Officially at least, that is no longer the prevailing view. Yet, one of the major issues for women today as they struggle to find a secure foothold in the working world is that the responsibilities of childcare and domesticity still fall disproportionately on them. The Trinity College conference heard that many women ‘do a double day’s work’. Men still haven’t adapted to playing their part competently in domestic life. Their recalcitrance can be seen as the legacy of generations of cultural conditioning or just plain recalcitrance because they can get away with it. By the same logic, women, in taking the lead in the domestic sphere, are also programmed by cultural conditioning. And so it is a vicious circle.
Well that is just theory and the facts can be interpreted otherwise. Better off women can ‘lean in’ and have it all or sort of have it all. Michelle Obama recently said that ‘having it all’ is a lie. Like other successful women at the top she could afford the kind of domestic and child help that largely bypassed the need to divvy up chores between spouses, Obama probably realises that it is other less advantaged women who pick up the pieces, literally and every other way, to enable their more privileged sisters to reach for the stars.
In egalitarian Sweden, where childcare is largely institutionalised, the job of taking care of other women’s children falls to women, many of them mothers themselves. According to a study undertaken by The International Labour Organization, Swedish women have the highest sick leave levels in the OECD, with women working in childcare having the highest levels of all. Hardly surprising. Minding small children can be stressful. Unremitting low level stress can be as wearing as intermittent high stress with time in between to regain equilibrium. And women who spend all day long in a creche minding other peoples’ children often come home late in the evening to the ‘busman’s holiday’ of caring for their own.
It is the same everywhere. Women are overwhelmingly the carers, at both ends of life’s spectrum and at every point in between. The issue of the exploitation of migrant, female care workers by working women here was raised at the Trinity conference. The case was made for properly funded, properly paid, State regulated childcare as a solution. But Sweden has all of that and there are still systemic problems. Besides, daycare doesn’t address all the challenges of the working couple. There is still the housework, the task of organising the children with a specified bag of supplies for their care centre, the cooking, the shopping, the challenge of sickness and the logistics of dropping off and collecting. It is a wearing, morale sapping life for women who don’t earn enough to pay for help with housework as well as childcare. Most women in other words.

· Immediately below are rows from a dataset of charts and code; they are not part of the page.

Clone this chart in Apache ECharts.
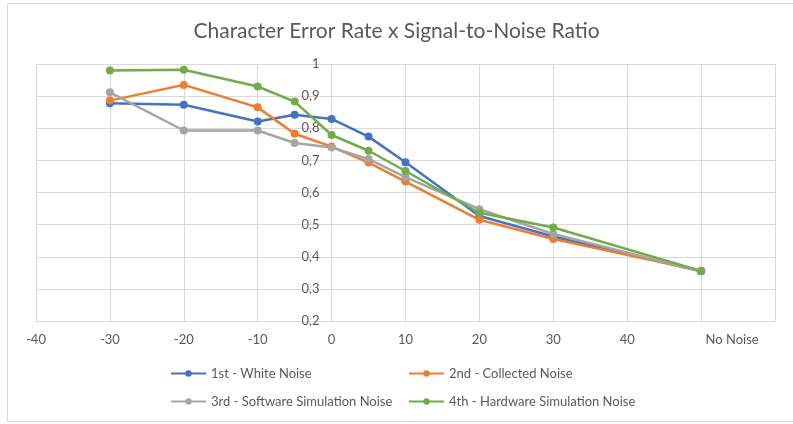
<!DOCTYPE html>
<html>
<head>
<meta charset="utf-8">
<script src="https://cdn.jsdelivr.net/npm/echarts@6/dist/echarts.min.js"></script>
<style>
  html, body { margin: 0; padding: 0; background: #fff; }
  #chart { width: 793px; height: 424px; }
</style>
</head>
<body>
<div id="chart"></div>
<script>
// SNR values (50 stands for "No Noise")
const snr = [-30, -20, -10, -5, 0, 5, 10, 20, 30, 50];

const whiteNoise     = [0.878, 0.873, 0.821, 0.842, 0.829, 0.774, 0.694, 0.527, 0.463, 0.355];
const collectedNoise = [0.886, 0.935, 0.865, 0.783, 0.743, 0.693, 0.634, 0.515, 0.455, 0.356];
const softwareNoise  = [0.912, 0.793, 0.793, 0.754, 0.740, 0.704, 0.648, 0.548, 0.471, 0.355];
const hardwareNoise  = [0.980, 0.982, 0.930, 0.883, 0.779, 0.730, 0.667, 0.537, 0.491, 0.356];

const seriesNames = [
  '1st - White Noise',
  '2nd - Collected Noise',
  '3rd - Software Simulation Noise',
  '4th - Hardware Simulation Noise'
];

const xTickValues = [-40, -30, -20, -10, 0, 10, 20, 30, 40, 50, 60];
const xTickLabels = ['-40', '-30', '-20', '-10', '0', '10', '20', '30', '40', 'No Noise', ''];
const yTickValues = [0.2, 0.3, 0.4, 0.5, 0.6, 0.7, 0.8, 0.9, 1];
const yTickLabels = ['0,2', '0,3', '0,4', '0,5', '0,6', '0,7', '0,8', '0,9', '1'];

const colors = ['#4472C4', '#ED7D31', '#A5A5A5', '#70AD47'];
const txt = '#595959';
const gridColor = '#d9d9d9';
const font = 'Lato';

const chart = echarts.init(document.getElementById('chart'));

const pairs = ys => snr.map((x, i) => [x, ys[i]]);
const lineSeries = (name, ys, color) => ({
  name: name,
  type: 'line',
  data: pairs(ys),
  symbol: 'circle',
  symbolSize: 8,
  color: color,
  lineStyle: { width: 2.5, color: color },
  itemStyle: { color: color },
  emphasis: { disabled: true },
  animation: false
});

const gridBox = { left: 36, right: 18, top: 64, bottom: 103 };

const yLabel = v => {
  const i = yTickValues.findIndex(t => Math.abs(t - v) < 1e-6);
  return i >= 0 ? yTickLabels[i] : '';
};

const option = {
  backgroundColor: '#fff',
  textStyle: { fontFamily: font },
  title: {
    text: 'Character Error Rate x Signal-to-Noise Ratio',
    left: 'center',
    top: 16,
    textStyle: { fontFamily: font, fontSize: 21, fontWeight: 'normal', color: txt }
  },
  legend: [
    {
      data: [seriesNames[0], seriesNames[2]],
      orient: 'vertical',
      left: 165,
      top: 362,
      itemWidth: 35,
      itemHeight: 8,
      itemGap: 15,
      textStyle: { fontFamily: font, fontSize: 13, color: txt }
    },
    {
      data: [seriesNames[1], seriesNames[3]],
      orient: 'vertical',
      left: 403,
      top: 362,
      itemWidth: 35,
      itemHeight: 8,
      itemGap: 15,
      textStyle: { fontFamily: font, fontSize: 13, color: txt }
    }
  ],
  grid: [
    Object.assign({ containLabel: false }, gridBox),
    // second grid only carries the y axis drawn through x = 0
    Object.assign({ containLabel: false }, gridBox)
  ],
  xAxis: [
    {
      type: 'value',
      gridIndex: 0,
      min: -40,
      max: 60,
      interval: 10,
      axisLine: { show: true, lineStyle: { color: gridColor } },
      axisTick: { show: false },
      splitLine: { show: true, lineStyle: { color: gridColor, width: 1 } },
      axisLabel: {
        color: txt,
        fontSize: 13,
        fontFamily: font,
        margin: 12,
        showMaxLabel: true,
        showMinLabel: true,
        formatter: v => {
          const i = xTickValues.indexOf(Math.round(v));
          const s = i >= 0 ? xTickLabels[i] : '';
          return s === 'No Noise' ? '{nn|' + s + '}' : s;
        },
        rich: { nn: { padding: [0, 0, 0, 62], color: txt, fontSize: 13, fontFamily: font } }
      }
    },
    {
      type: 'value',
      gridIndex: 1,
      min: 0,
      max: 1,
      show: false
    }
  ],
  yAxis: [
    {
      type: 'value',
      gridIndex: 0,
      min: 0.2,
      max: 1,
      interval: 0.1,
      axisLine: { show: false },
      axisTick: { show: false },
      axisLabel: { show: false },
      splitLine: { show: true, lineStyle: { color: gridColor, width: 1 } }
    },
    {
      type: 'value',
      gridIndex: 1,
      min: 0.2,
      max: 1,
      interval: 0.1,
      position: 'left',
      axisLine: { show: true, onZero: false, lineStyle: { color: gridColor } },
      axisTick: { show: false },
      splitLine: { show: false },
      axisLabel: { color: txt, fontSize: 13, fontFamily: font, margin: 12, formatter: yLabel }
    }
  ],
  graphic: [
    {
      type: 'rect',
      shape: { x: 7.5, y: 3.5, width: 800, height: 418 },
      style: { fill: 'none', stroke: gridColor, lineWidth: 1 },
      silent: true,
      z: -1
    }
  ],
  series: [
    lineSeries(seriesNames[0], whiteNoise, colors[0]),
    lineSeries(seriesNames[1], collectedNoise, colors[1]),
    lineSeries(seriesNames[2], softwareNoise, colors[2]),
    lineSeries(seriesNames[3], hardwareNoise, colors[3])
  ]
};

chart.setOption(option);

// move the y axis grid so its left edge sits on x = 0 of the main axis
const zeroX = chart.convertToPixel({ xAxisIndex: 0 }, 0);
chart.setOption({
  grid: [{}, { left: zeroX, right: 18, top: gridBox.top, bottom: gridBox.bottom }]
});
</script>
</body>
</html>
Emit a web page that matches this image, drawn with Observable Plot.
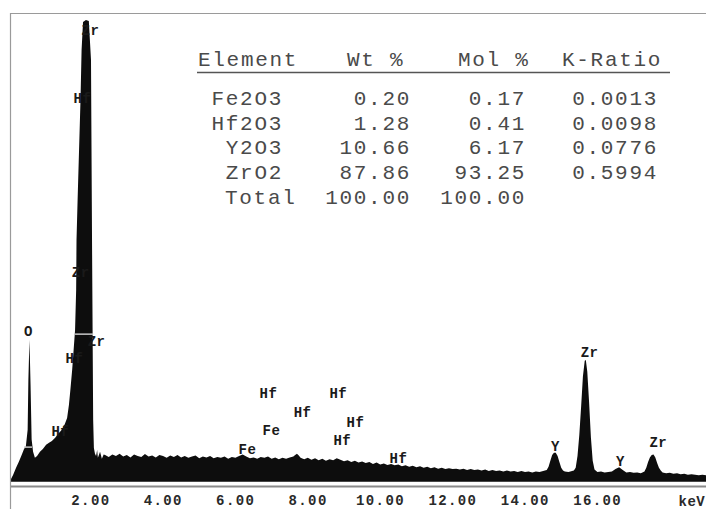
<!DOCTYPE html>
<html>
<head>
<meta charset="utf-8">
<script src="https://cdn.jsdelivr.net/npm/d3@7"></script>
<script src="https://cdn.jsdelivr.net/npm/@observablehq/plot@0.6"></script>
<style>
  html, body { margin: 0; padding: 0; background: #fff; }
  #chart { width: 706px; height: 509px; overflow: hidden; }
  #chart svg { display: block; }
</style>
</head>
<body>
<div id="chart"></div>
<script>
// EDS spectrum: [energy keV, counts]
const spectrum = [
  [0.00,6],[0.06,15],[0.14,30],[0.22,43],[0.30,58],[0.36,70],[0.41,75],[0.46,111],[0.48,217],[0.51,303],
  [0.54,207],[0.57,90],[0.61,64],[0.66,51],[0.72,55],[0.80,64],[0.88,70],[0.97,79],[1.05,83],[1.13,87],
  [1.22,94],[1.30,102],[1.38,109],[1.44,115],[1.49,124],[1.55,136],[1.60,164],[1.64,196],[1.69,239],[1.73,281],
  [1.77,324],[1.80,409],[1.81,516],[1.84,601],[1.88,708],[1.92,814],[1.95,921],[1.99,981],[2.07,985],[2.15,983],
  [2.21,900],[2.24,495],[2.27,132],[2.29,72],[2.32,60],[2.35,55],[2.38,68],[2.40,51],[2.46,64],[2.51,49],[2.56,58],
  [2.6,57],[2.7,53],[2.8,58],[2.9,55],[3.0,60],[3.1,54],[3.2,57],[3.3,52],[3.4,58],[3.5,55],[3.6,53],[3.7,59],
  [3.8,54],[3.9,56],[4.0,52],[4.1,57],[4.2,55],[4.3,51],[4.4,56],[4.5,53],[4.6,57],[4.7,52],[4.8,55],[4.9,51],
  [5.0,54],[5.1,56],[5.2,50],[5.3,54],[5.4,52],[5.5,55],[5.6,50],[5.7,53],[5.8,51],[5.9,54],[6.0,49],[6.1,53],
  [6.2,51],[6.3,55],[6.4,58],[6.5,54],[6.6,50],[6.7,52],[6.8,49],[6.9,53],[7.0,51],[7.1,54],[7.2,49],[7.3,52],
  [7.4,48],[7.5,51],[7.6,49],[7.7,52],[7.8,54],[7.85,57],[7.9,60],[7.95,56],[8.0,51],[8.1,48],[8.2,51],[8.3,47],
  [8.4,50],[8.5,46],[8.6,49],[8.7,45],[8.8,48],[8.9,46],[9.0,50],[9.1,47],[9.2,44],[9.3,46],[9.4,42],[9.5,45],
  [9.6,41],[9.7,43],[9.8,40],[9.9,42],[10.0,38],[10.1,41],[10.2,37],[10.3,39],[10.4,36],[10.5,38],[10.6,35],
  [10.7,37],[10.8,33],[10.9,35],[11.0,32],[11.1,34],[11.2,31],[11.3,33],[11.4,30],[11.5,32],[11.6,29],[11.7,31],
  [11.8,28],[11.9,30],[12.0,27],[12.1,29],[12.2,27],[12.3,28],[12.4,26],[12.5,28],[12.6,25],[12.7,27],[12.8,25],
  [12.9,26],[13.0,24],[13.1,26],[13.2,23],[13.3,25],[13.4,23],[13.5,24],[13.6,22],[13.7,24],[13.8,22],[13.9,23],
  [14.0,21],[14.1,23],[14.2,21],[14.3,22],[14.4,20],[14.5,22],[14.6,21],[14.7,23],
  [14.8,25],[14.85,32],[14.9,45],[14.95,57],[15.0,62],[15.05,62],[15.1,55],[15.15,42],[15.2,30],[15.25,24],
  [15.3,22],[15.4,21],[15.5,23],[15.55,24],[15.6,30],[15.65,55],[15.7,100],[15.75,160],[15.8,225],[15.85,258],
  [15.88,260],[15.92,235],[15.97,170],[16.02,95],[16.07,45],[16.12,26],[16.2,21],[16.3,22],[16.4,20],[16.5,21],
  [16.6,22],[16.7,27],[16.8,31],[16.9,25],[17.0,20],[17.1,21],[17.2,19],[17.3,20],[17.4,18],[17.5,22],[17.55,30],
  [17.6,42],[17.65,52],[17.7,57],[17.75,58],[17.8,52],[17.85,40],[17.9,30],[17.95,24],[18.0,20],[18.1,18],
  [18.2,19],[18.3,17],[18.4,18],[18.5,16],[18.6,17],[18.7,15],[18.8,16],[18.9,15],[19.0,14],[19.1,15],[19.2,14]
];

// Line identification markers: [energy keV, label height (counts), element]
const peakLabels = [
  [0.47,322,"O"],[2.18,964,"Zr"],[1.96,819,"Hf"],[1.91,448,"Zr"],[2.35,301,"Zr"],
  [1.74,264,"Hf"],[1.35,109,"Hf"],[7.10,190,"Hf"],[9.03,190,"Hf"],[8.04,149,"Hf"],
  [7.18,111,"Fe"],[9.50,128,"Hf"],[9.14,90,"Hf"],[6.52,70,"Fe"],[10.69,51,"Hf"],
  [15.97,277,"Zr"],[15.03,77,"Y"],[16.82,45,"Y"],[17.87,85,"Zr"]
];

// Integration windows drawn across the O and Zr L peaks: [from keV, to keV, counts]
const roiMarkers = [[0.36,0.58,75],[1.77,2.27,316]];

const tickValues = [2, 4, 6, 8, 10, 12, 14, 16];

// Quantification results
const compounds = ["Fe2O3", "Hf2O3", "Y2O3", "ZrO2"];
const wtPct = [0.20, 1.28, 10.66, 87.86];
const molPct = [0.17, 0.41, 6.17, 93.25];
const kRatio = [0.0013, 0.0098, 0.0776, 0.5994];
const headers = ["Element", "Wt %", "Mol %", "K-Ratio"];

const mono = "'Liberation Mono', 'Courier New', monospace";

const chart = Plot.plot({
  width: 706,
  height: 509,
  marginLeft: 11,
  marginRight: 0,
  marginTop: 13,
  marginBottom: 23,
  style: { background: "#fff", fontFamily: mono },
  x: { domain: [0, 19.2] },
  y: { domain: [-9, 1000], axis: null },
  marks: [
    Plot.areaY(spectrum, { x: d => d[0], y: d => d[1], fill: "#0d0d0d" }),
    Plot.ruleY(roiMarkers, { x1: d => d[0], x2: d => d[1], y: d => d[2], stroke: "#c8c8c8", strokeWidth: 1.5 }),
    Plot.text(peakLabels, {
      x: d => d[0], y: d => d[1], text: d => d[2],
      fontFamily: mono, fontSize: 14, fontWeight: "bold", fill: "#1a1a1a",
      lineAnchor: "middle", textAnchor: "middle"
    }),
    Plot.ruleY([1000], { stroke: "#9a9a9a", strokeWidth: 1.2 }),
    Plot.ruleY([-9], { stroke: "#8a8a8a", strokeWidth: 2 }),
    Plot.axisX(tickValues, {
      tickSize: 0, tickPadding: 9, dx: 7,
      tickFormat: d => d.toFixed(2),
      fontSize: 14, fontWeight: "bold", fill: "#2a2a2a", label: null
    }),
    Plot.text(["keV"], {
      frameAnchor: "bottom-right", dx: -28, dy: 15,
      textAnchor: "start", lineAnchor: "middle",
      fontFamily: mono, fontSize: 14, fontWeight: "bold", fill: "#2a2a2a"
    })
  ]
});

const svg = d3.select(chart);
svg.selectAll("text").attr("letter-spacing", 0.5);
// tick labels set a little wider
svg.selectAll("g[aria-label='x-axis tick label'] text").attr("letter-spacing", 1.4);

// left border running the full height of the panel
svg.append("line")
  .attr("x1", 10.5).attr("x2", 10.5).attr("y1", 13).attr("y2", 509)
  .attr("stroke", "#9a9a9a").attr("stroke-width", 1.2);

// results table
const tbl = svg.append("g")
  .attr("font-family", mono)
  .attr("font-size", 21)
  .attr("letter-spacing", 1.7)
  .attr("text-anchor", "start")
  .attr("fill", "#4a4a4a");

const headerX = [198, 347, 458, 562];
headers.forEach((h, i) => {
  tbl.append("text").attr("x", headerX[i]).attr("y", 66).attr("text-anchor", "start").text(h);
});
tbl.append("line")
  .attr("x1", 197).attr("x2", 670).attr("y1", 72.5).attr("y2", 72.5)
  .attr("stroke", "#555").attr("stroke-width", 1.5);

const rowY = i => 105 + i * 24.7;
const cell = (x, y, s) => tbl.append("text").attr("x", x).attr("y", y).attr("text-anchor", "end").text(s);
compounds.forEach((c, i) => {
  cell(283, rowY(i), c);
  cell(411, rowY(i), wtPct[i].toFixed(2));
  cell(526, rowY(i), molPct[i].toFixed(2));
  cell(658, rowY(i), kRatio[i].toFixed(4));
});
const totalY = rowY(compounds.length);
tbl.append("text").attr("x", 225).attr("y", totalY).attr("text-anchor", "start").text("Total");
cell(411, totalY, d3.sum(wtPct).toFixed(2));
cell(526, totalY, d3.sum(molPct).toFixed(2));

document.getElementById("chart").appendChild(chart);
</script>
</body>
</html>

Who speaks for the women who juggle and struggle? Are they still, according to a speaker at the Trinity conference, being ‘ forced into the role of motherhood by the State?’ There are many ‘ordinary’ working women who would say they are being forced into the world of work by the State. They would simply like to have a choice just as they wanted a choice in the early twentieth century. Back then it suited the economic imperatives,or the patriarchy if you prefer, to exclude women from the world of work. Now the economic imperatives run in the other direction. Big government needs to expand the economy and feed its bloated superstructure.
The patriarchy has morphed into a technocracy. There is a new, monetised understanding of ‘the common good’ to which all are expected to conform.